*GIVEN EXERCISE*:
Only the pictures are omitted; repeat all other data exactly.

__________

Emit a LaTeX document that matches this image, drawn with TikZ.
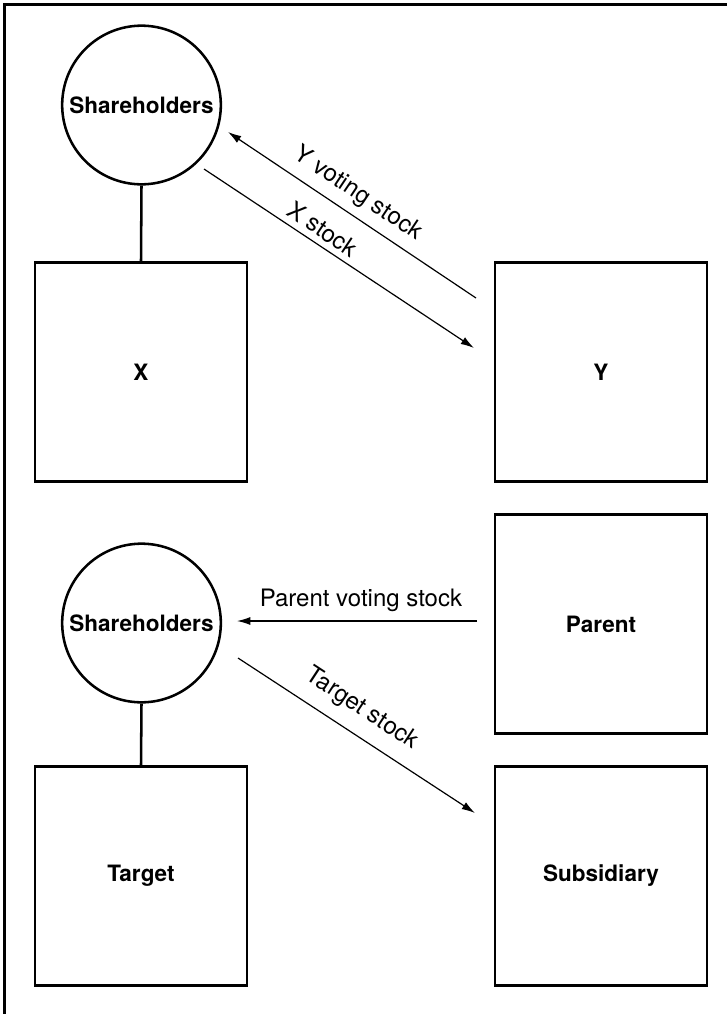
\documentclass[tikz,border=0pt]{standalone}
\usepackage{fontspec}
\setmainfont{TeX Gyre Heros}
\usetikzlibrary{arrows.meta}
\begin{document}
\begin{tikzpicture}[x=0.75pt,y=-0.75pt,
  holders/.style={draw, circle, line width=1.9pt, minimum size=119pt, inner sep=0pt,
    font=\fontsize{16.9}{18}\selectfont\bfseries},
  entity/.style={draw, rectangle, line width=2.2pt, minimum width=159pt, minimum height=164pt,
    inner sep=0pt, font=\fontsize{16.9}{18}\selectfont\bfseries},
  link/.style={line width=1.9pt},
  flow/.style={line width=0.9pt, -{Latex[length=10pt,width=6pt]}},
  flowlabel/.style={font=\fontsize{18}{20}\selectfont, inner sep=0pt}]
\useasboundingbox (0,0) rectangle (727,1014);

% open frame: top and left edges only
\draw[line width=2.2pt] (727,4.5) -- (4.5,4.5) -- (4.5,1014);

% upper transaction
\node[holders] (shA) at (141.5,105) {Shareholders};
\node[entity] (X) at (141,372) {X};
\node[entity] (Y) at (601,372) {Y};
\draw[link] (shA.south) -- (X.north);

\coordinate (yvsTail) at (476,298);
\coordinate (yvsTip) at (228,132);
\coordinate (xsTail) at (204,169);
\coordinate (xsTip) at (474,348);
\draw[flow] (yvsTail) -- (yvsTip);
\draw[flow] (xsTail) -- (xsTip);
\node[flowlabel, rotate=-33.8] (yvsLabel) at (358,194) {Y voting stock};
\node[flowlabel, rotate=-33.8] (xsLabel) at (323,229) {X stock};

% lower transaction
\node[holders] (shB) at (141.5,623) {Shareholders};
\node[entity] (T) at (141,876) {Target};
\node[entity] (P) at (601,624) {Parent};
\node[entity] (S) at (601,876) {Subsidiary};
\draw[link] (shB.south) -- (T.north);

\coordinate (pvsTail) at (477,621);
\coordinate (pvsTip) at (237,621);
\coordinate (tsTail) at (238,658);
\coordinate (tsTip) at (475,813);
\draw[flow] (pvsTail) -- (pvsTip);
\draw[flow] (tsTail) -- (tsTip);
\node[flowlabel] (pvsLabel) at (361,600) {Parent voting stock};
\node[flowlabel, rotate=-33.3] (tsLabel) at (362,709) {Target stock};
\end{tikzpicture}
\end{document}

__________

*OUTPUT OF THE EXERCISE*:
Emit a LaTeX document that matches this image, drawn with TikZ.
\documentclass[tikz,border=0pt]{standalone}
\usepackage{fontspec}
\setmainfont{TeX Gyre Heros}
\usetikzlibrary{arrows.meta}
\begin{document}
\begin{tikzpicture}[x=0.75pt,y=-0.75pt,
  holders/.style={draw, circle, line width=1.9pt, minimum size=119pt, inner sep=0pt,
    font=\fontsize{16.9}{18}\selectfont\bfseries},
  entity/.style={draw, rectangle, line width=2.2pt, minimum width=159pt, minimum height=164pt,
    inner sep=0pt, font=\fontsize{16.9}{18}\selectfont\bfseries},
  link/.style={line width=1.9pt},
  flow/.style={line width=0.9pt, -{Latex[length=10pt,width=6pt]}},
  flowlabel/.style={font=\fontsize{18}{20}\selectfont, inner sep=0pt}]
\useasboundingbox (0,0) rectangle (727,1014);

% open frame: top and left edges only
\draw[line width=2.2pt] (727,4.5) -- (4.5,4.5) -- (4.5,1014);

% upper transaction
\node[holders] (shA) at (141.5,105) {Shareholders};
\node[entity] (X) at (141,372) {X};
\node[entity] (Y) at (601,372) {Y};
\draw[link] (shA.south) -- (X.north);

\coordinate (yvsTail) at (476,298);
\coordinate (yvsTip) at (228,132);
\coordinate (xsTail) at (204,169);
\coordinate (xsTip) at (474,348);
\draw[flow] (yvsTail) -- (yvsTip);
\draw[flow] (xsTail) -- (xsTip);
\node[flowlabel, rotate=-33.8] (yvsLabel) at (358,194) {Y voting stock};
\node[flowlabel, rotate=-33.8] (xsLabel) at (323,229) {X stock};

% lower transaction
\node[holders] (shB) at (141.5,623) {Shareholders};
\node[entity] (T) at (141,876) {Target};
\node[entity] (P) at (601,624) {Parent};
\node[entity] (S) at (601,876) {Subsidiary};
\draw[link] (shB.south) -- (T.north);

\coordinate (pvsTail) at (477,621);
\coordinate (pvsTip) at (237,621);
\coordinate (tsTail) at (238,658);
\coordinate (tsTip) at (475,813);
\draw[flow] (pvsTail) -- (pvsTip);
\draw[flow] (tsTail) -- (tsTip);
\node[flowlabel] (pvsLabel) at (361,600) {Parent voting stock};
\node[flowlabel, rotate=-33.3] (tsLabel) at (362,709) {Target stock};
\end{tikzpicture}
\end{document}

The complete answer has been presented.